= Nyquist frequency =

Maximum frequency of non-aliased component upon sampling

Typical example of Nyquist frequency and rate. To avoid aliasing, the sampling rate must be no less than the Nyquist rate of the signal; that is, the Nyquist rate of the signal must be under double the Nyquist frequency of the sampling.

In signal processing, the Nyquist frequency (or folding frequency) is a characteristic of a sampler, which converts a continuous function or signal into a discrete sequence. It is named after Harry Nyquist. For a given sampling rate (samples per second), the Nyquist frequency (cycles per second) is the frequency whose cycle-length (or period) is twice the interval between samples, thus 0.5 cycles/sample. For example, audio CDs have a sampling rate of 44100 samples/second. At 0.5 cycles/sample, the corresponding Nyquist frequency is 22050 cycles/second (Hz).

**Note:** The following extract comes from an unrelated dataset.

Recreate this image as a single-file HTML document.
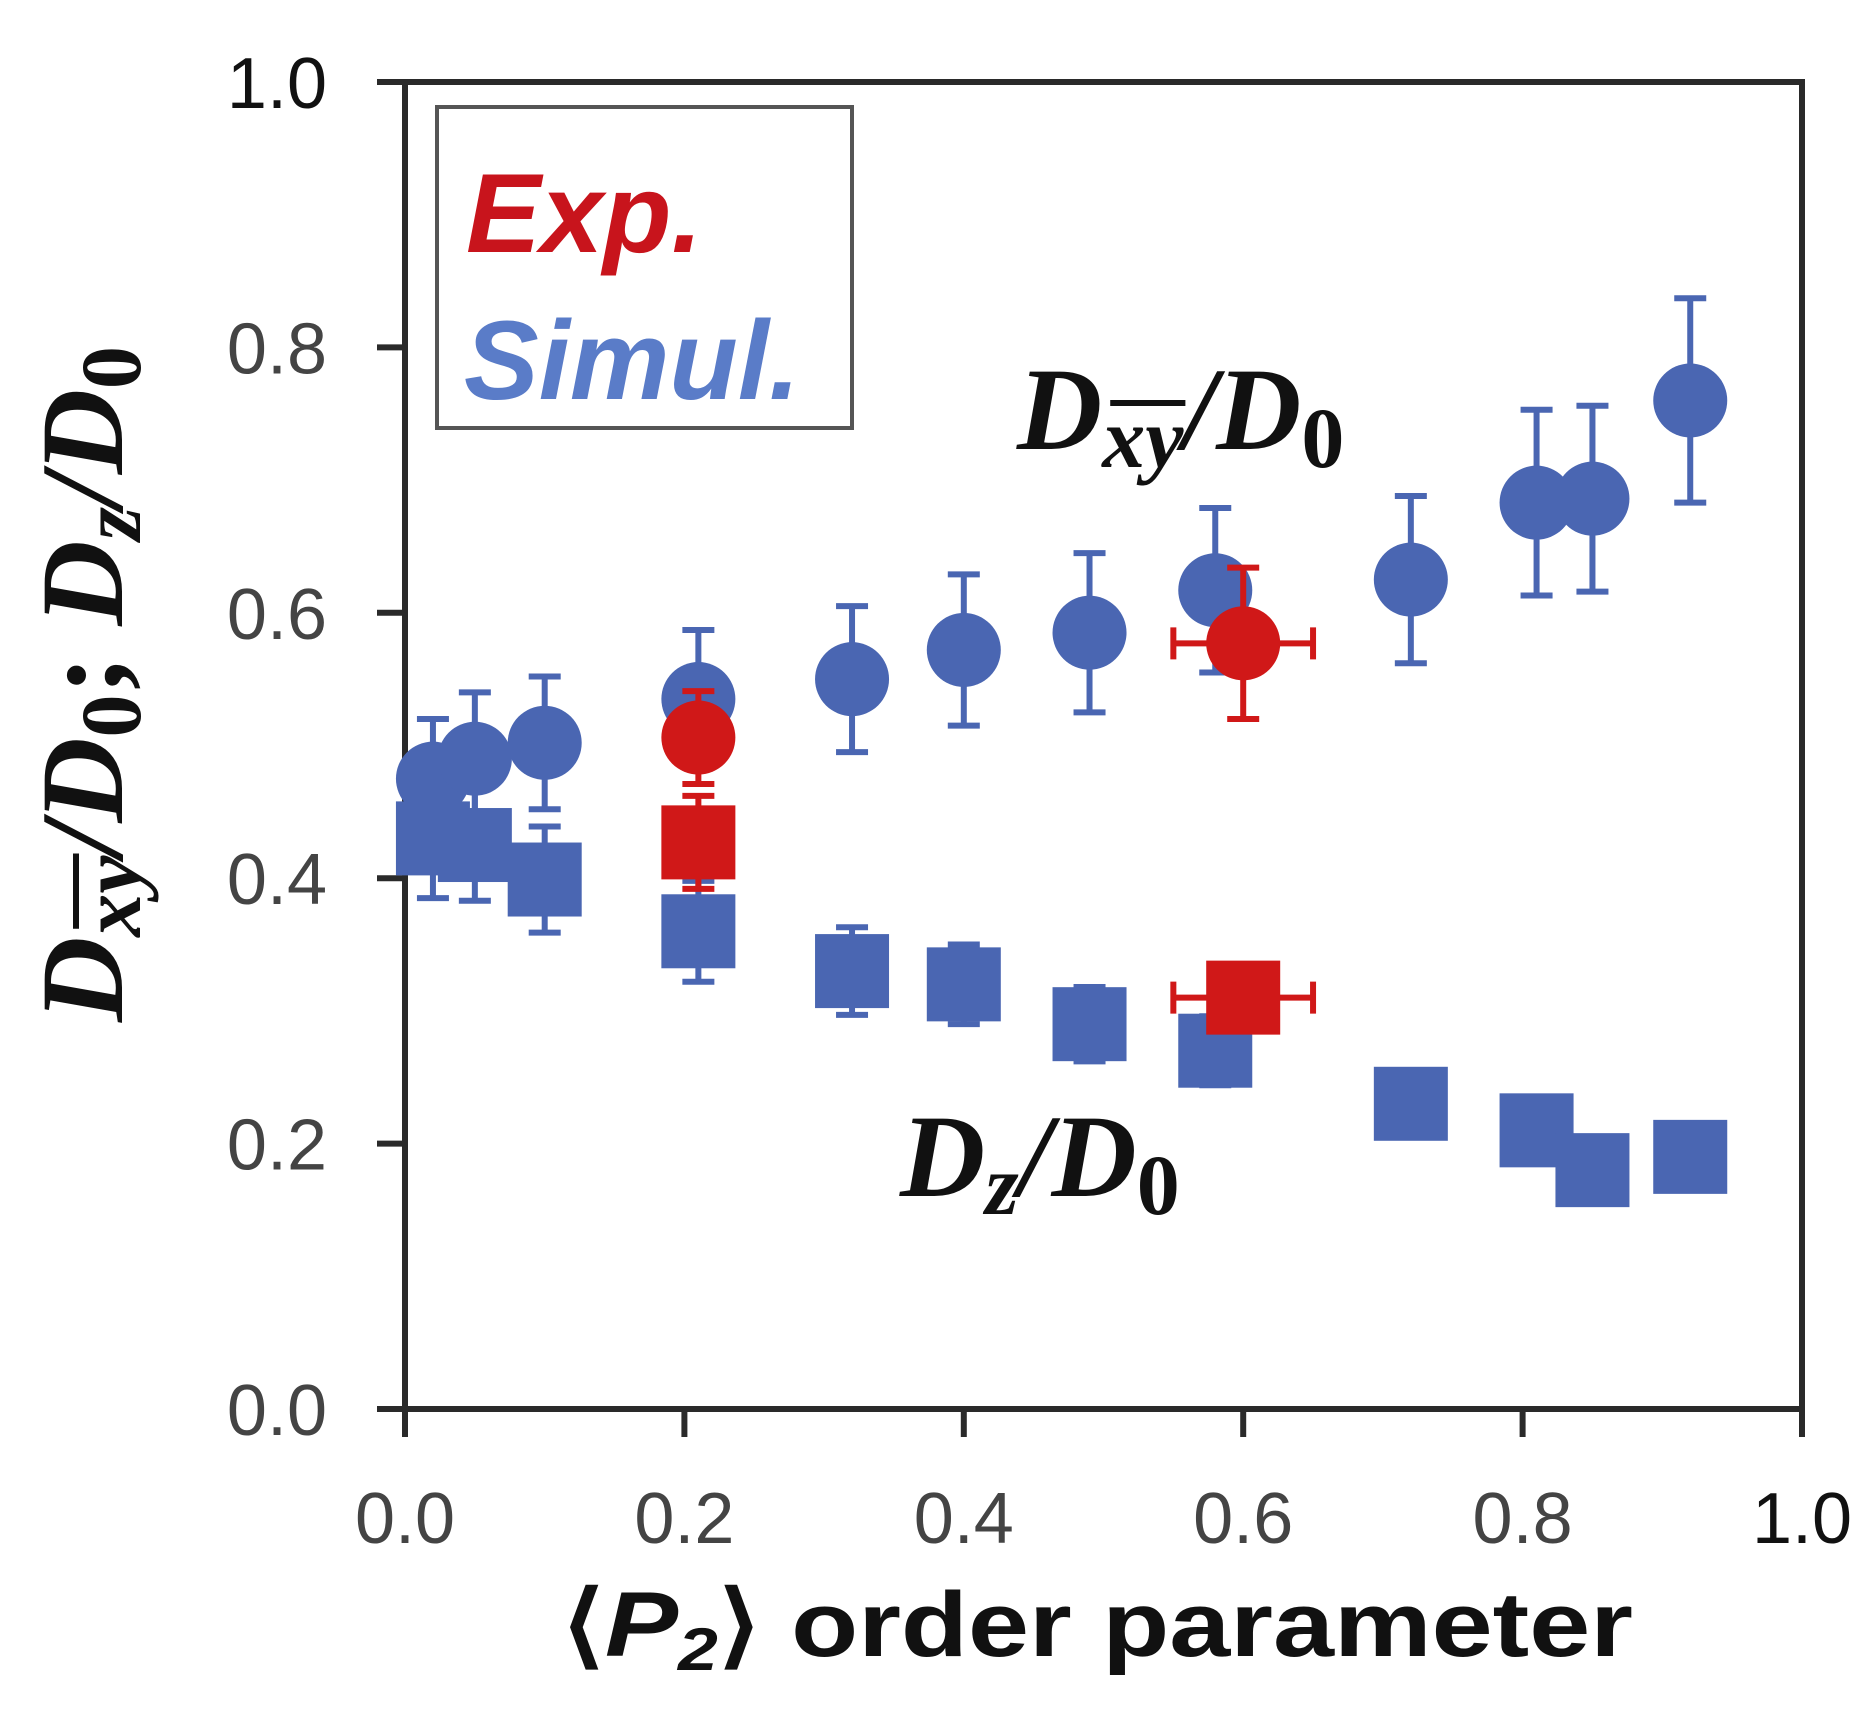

Conversely, the Nyquist rate for sampling a 22050 Hz signal is 44100 samples/second. (Note: When the function domain is distance, as in an image sampling system, the sample rate might be dots per inch and the corresponding Nyquist frequency would be in cycles per inch.)

When the highest frequency (bandwidth) of a signal is less than the Nyquist frequency of the sampler, the resulting discrete-time sequence is said to be free of the distortion known as aliasing, and the corresponding sample rate is said to be above the Nyquist rate for that particular signal.

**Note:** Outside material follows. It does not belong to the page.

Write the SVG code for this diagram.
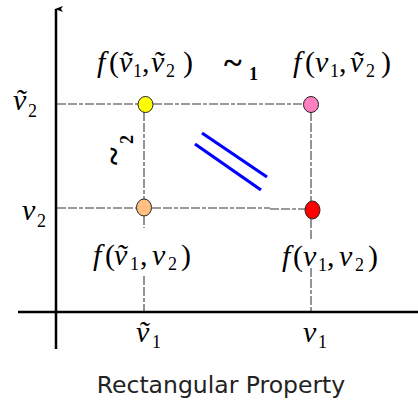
<svg xmlns="http://www.w3.org/2000/svg" width="418" height="402" viewBox="0 0 418 402">
<style>
.m{font-family:"Liberation Serif","Times New Roman",serif;font-style:italic;font-size:30px;fill:#000}
.p{font-style:normal}
.s{font-family:"Liberation Serif","Times New Roman",serif;font-style:normal;font-size:18px}
.d{stroke:#7a7a7a;stroke-width:1.6;stroke-dasharray:9 2 9 2 4 2;fill:none}
.ax{stroke:#000;stroke-width:2.5;fill:none}
.pt{stroke:#222;stroke-width:1}
.cap{font-family:"DejaVu Sans",Verdana,sans-serif;font-size:23.5px;fill:#222}
</style>
<defs>
<marker id="ah" markerWidth="8" markerHeight="8" refX="4" refY="1" orient="auto" markerUnits="userSpaceOnUse" viewBox="0 0 8 8">
<path d="M1,8 L4,0 L7,8 L4,6 Z" fill="#000"/>
</marker>
</defs>
<rect width="418" height="402" fill="#fff"/>
<g id="connectors">
<line class="d" x1="57" y1="104" x2="138" y2="104"/>
<line class="d" x1="153" y1="104" x2="303" y2="104"/>
<line class="d" x1="57" y1="208" x2="136" y2="208"/>
<line class="d" x1="152" y1="208" x2="270" y2="208"/>
<line class="d" x1="270" y1="209" x2="305" y2="209"/>
<line class="d" x1="144" y1="112" x2="144" y2="200"/>
<line class="d" x1="144" y1="216" x2="144" y2="228"/>
<line class="d" x1="144" y1="276" x2="144" y2="311"/>
<line class="d" x1="311" y1="112" x2="311" y2="201"/>
<line class="d" x1="311" y1="219" x2="311" y2="241"/>
<line class="d" x1="311" y1="268" x2="311" y2="311"/>
<line stroke="#0000ff" stroke-width="3.2" x1="202" y1="133" x2="267" y2="177"/>
<line stroke="#0000ff" stroke-width="3.2" x1="195" y1="144" x2="261" y2="190"/>
</g>
<g id="axes">
<line class="ax" x1="56" y1="349" x2="56" y2="9" marker-end="url(#ah)"/>
<line class="ax" x1="18" y1="312" x2="418" y2="312"/>
</g>
<g id="n-yellow"><ellipse class="pt" cx="145.5" cy="104.5" rx="7.5" ry="8" fill="#ffff00"/></g>
<g id="n-pink"><ellipse class="pt" cx="311" cy="104.5" rx="7.5" ry="8" fill="#ff80c0"/></g>
<g id="n-orange"><ellipse class="pt" cx="144" cy="207.5" rx="7.5" ry="8.5" fill="#ffc080"/></g>
<g id="n-red"><ellipse class="pt" cx="312.5" cy="210" rx="7.5" ry="9" fill="#ff0000"/></g>
<g id="labels">
<text class="m"><tspan x="97" y="72">f</tspan><tspan class="p" x="109" y="72">(</tspan><tspan x="119" y="72">ṽ</tspan><tspan class="s" x="133" y="77">1</tspan><tspan class="p" x="142" y="72">,</tspan><tspan x="151" y="72">ṽ</tspan><tspan class="s" x="166" y="77">2</tspan><tspan class="p" x="183" y="72">)</tspan></text>
<text class="m"><tspan x="293" y="72">f</tspan><tspan class="p" x="305" y="72">(</tspan><tspan x="315" y="72">v</tspan><tspan class="s" x="330" y="77">1</tspan><tspan class="p" x="339" y="72">,</tspan><tspan x="350" y="72">ṽ</tspan><tspan class="s" x="366" y="77">2</tspan><tspan class="p" x="381" y="72">)</tspan></text>
<text class="m"><tspan x="93" y="265">f</tspan><tspan class="p" x="105" y="265">(</tspan><tspan x="114" y="265">ṽ</tspan><tspan class="s" x="130" y="270">1</tspan><tspan class="p" x="140" y="265">,</tspan><tspan x="152" y="265">v</tspan><tspan class="s" x="168" y="270">2</tspan><tspan class="p" x="181" y="265">)</tspan></text>
<text class="m"><tspan x="282" y="266">f</tspan><tspan class="p" x="293" y="266">(</tspan><tspan x="303" y="266">v</tspan><tspan class="s" x="318" y="271">1</tspan><tspan class="p" x="327" y="266">,</tspan><tspan x="339" y="266">v</tspan><tspan class="s" x="355" y="271">2</tspan><tspan class="p" x="368" y="266">)</tspan></text>
<text class="m"><tspan x="13" y="110">ṽ</tspan><tspan class="s" x="28" y="117">2</tspan></text>
<text class="m"><tspan x="22" y="220">v</tspan><tspan class="s" x="37" y="227">2</tspan></text>
<text class="m"><tspan x="136" y="342">ṽ</tspan><tspan class="s" x="152" y="348">1</tspan></text>
<text class="m"><tspan x="303" y="342">v</tspan><tspan class="s" x="318" y="348">1</tspan></text>
<text font-family="Liberation Serif,serif" font-weight="bold"><tspan x="224" y="74" font-size="34">~</tspan><tspan x="249" y="80" font-size="18">1</tspan></text>
<text font-family="Liberation Serif,serif" font-weight="bold" transform="translate(125,165) rotate(-90)"><tspan x="0" y="0" font-size="34">~</tspan><tspan x="21" y="8" font-size="18">2</tspan></text>
<text class="cap" x="221" y="393" text-anchor="middle">Rectangular Property</text>
</g>
</svg>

In a typical application of sampling, one first chooses the highest frequency to be preserved and recreated, based on the expected content (voice, music, etc.) and desired fidelity. Then one inserts an anti-aliasing filter ahead of the sampler. Its job is to attenuate the frequencies above that limit. Finally, based on the characteristics of the filter, one chooses a sample rate (and corresponding Nyquist frequency) that will provide an acceptably small amount of aliasing. In applications where the sample rate is predetermined (such as the CD rate), the filter is chosen based on the Nyquist frequency, rather than vice versa.

== Folding frequency ==

The black dots are aliases of each other. The solid red line is an example of amplitude varying with frequency. The dashed red lines are the corresponding paths of the aliases.

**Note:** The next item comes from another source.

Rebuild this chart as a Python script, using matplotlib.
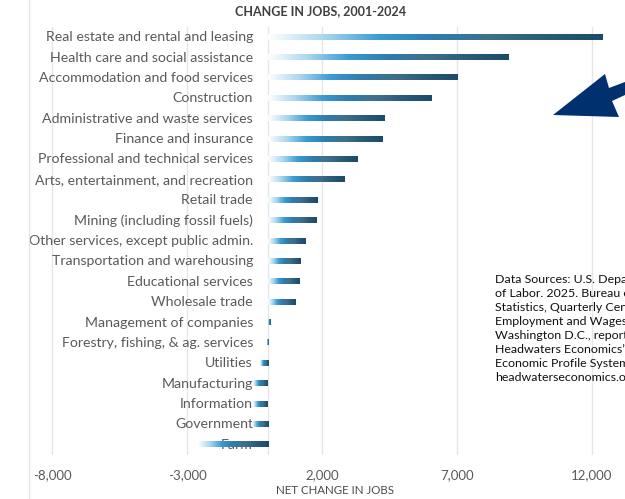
import numpy as np
import matplotlib
matplotlib.use("Agg")
import matplotlib.pyplot as plt
from matplotlib.colors import LinearSegmentedColormap
from matplotlib.patches import Polygon
from matplotlib.lines import Line2D

plt.rcParams['font.family'] = ['Lato', 'DejaVu Sans']

industries = [
    "Real estate and rental and leasing",
    "Health care and social assistance",
    "Accommodation and food services",
    "Construction",
    "Administrative and waste services",
    "Finance and insurance",
    "Professional and technical services",
    "Arts, entertainment, and recreation",
    "Retail trade",
    "Mining (including fossil fuels)",
    "Other services, except public admin.",
    "Transportation and warehousing",
    "Educational services",
    "Wholesale trade",
    "Management of companies",
    "Forestry, fishing, & ag. services",
    "Utilities",
    "Manufacturing",
    "Information",
    "Government",
    "Farm",
]
job_change = [12400, 8900, 7000, 6050, 4300, 4250, 3300, 2850, 1850, 1800,
              1400, 1200, 1150, 1000, 80, -40, -300, -550, -550, -600, -2600]
tick_values = [-8000, -3000, 2000, 7000, 12000]

source_note = ("Data Sources: U.S. Department\n"
               "of Labor. 2025. Bureau of Labor\n"
               "Statistics, Quarterly Census of\n"
               "Employment and Wages,\n"
               "Washington D.C., reported by\n"
               "Headwaters Economics\u2019\n"
               "Economic Profile System,\n"
               "headwaterseconomics.org")

bar_cmap = LinearSegmentedColormap.from_list(
    "jobs", ["#ffffff", "#a9d6ef", "#3a9bd2", "#2f7cab", "#3f6f8d", "#295a79", "#1c4b6a"],
)
gradient = np.linspace(0, 1, 256).reshape(1, -1)

fig = plt.figure(figsize=(6.25, 4.99), dpi=100)
ax = fig.add_axes([30 / 625, 1 - 455 / 499, 595 / 625, 428 / 499])

n = len(industries)

for v in tick_values:
    ax.axvline(v, color="#e6e6e6", lw=1.0, zorder=0)
ax.axvline(0, color="#e6e6e6", lw=1.0, zorder=0)

bar_h = 0.25
for i, (name, val) in enumerate(zip(industries, job_change)):
    ax.text(-560, i, name, ha="right", va="center", fontsize=10.2,
            color="#5a5a5a", zorder=1)
    x0, x1 = min(0, val), max(0, val)
    ax.imshow(gradient, cmap=bar_cmap, aspect="auto", interpolation="bilinear",
              extent=(x0, x1, i + bar_h / 2, i - bar_h / 2), zorder=3)

ax.set_ylim(n - 0.5, -0.5)
ax.set_xlim(-8815, 13222)
ax.set_xticks(tick_values)
ax.set_xticklabels([f"{v:,}" for v in tick_values], fontsize=9.5, color="#5a5a5a")
ax.tick_params(axis="x", length=0, pad=10)
ax.set_yticks([])
for s in ax.spines.values():
    s.set_visible(False)

fig.text(321 / 625, 1 - 11 / 499, "CHANGE IN JOBS, 2001-2024", ha="center", va="center",
         fontsize=9, fontweight="bold", color="#404040")
fig.text(335 / 625, 1 - 490 / 499, "NET CHANGE IN JOBS", ha="center", va="center",
         fontsize=8.3, color="#4a4a4a")

# chart frame edge on the left
fig.add_artist(Line2D([29 / 625, 29 / 625], [0, 1], transform=fig.transFigure,
                      color="#e6e6e6", lw=1.0))

fig.text(495 / 625, 1 - 274 / 499, source_note, ha="left", va="top", fontsize=8.9,
         color="#111111", linespacing=1.34)

# navy pointer arrow
arrow_px = [(553, 115), (605, 74), (609, 88), (625, 82), (625, 95), (612, 101), (619, 117)]
fig.add_artist(Polygon([(x / 625, 1 - y / 499) for x, y in arrow_px], closed=True,
                       transform=fig.transFigure, facecolor="#00306e", edgecolor="none"))

fig.savefig("out.png", dpi=100)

In this example, f_{s} is the sampling rate, and 0.5 cycles/sample × f_{s} is the corresponding Nyquist frequency. The black dot plotted at 0.6 f_{s} represents the amplitude and frequency of a sinusoidal function whose frequency is 60% of the sample rate. The other three dots indicate the frequencies and amplitudes of three other sinusoids that would produce the same set of samples as the actual sinusoid that was sampled. Undersampling of the sinusoid at 0.6 f_{s} is what allows there to be a lower-frequency alias. If the true frequency were 0.4 f_{s}, there would still be aliases at 0.6, 1.4, 1.6, etc.

The red lines depict the paths (loci) of the four dots if we were to adjust the frequency and amplitude of the sinusoid along the solid red segment (between f_{s}/2 and f_{s}). No matter what function we choose to change the amplitude vs frequency, the graph will exhibit symmetry between 0 and f_{s}. This symmetry is commonly referred to as folding, and another name for f_{s}/2 (the Nyquist frequency) is the folding frequency.

==Other meanings==
Early uses of the term Nyquist frequency, such as those cited above, are all consistent with the definition presented in this article. While some later publications, including some respectable textbooks, call twice the signal bandwidth the Nyquist frequency; this is a distinctly minority usage, and the frequency at twice the signal bandwidth is otherwise commonly referred to as the Nyquist rate.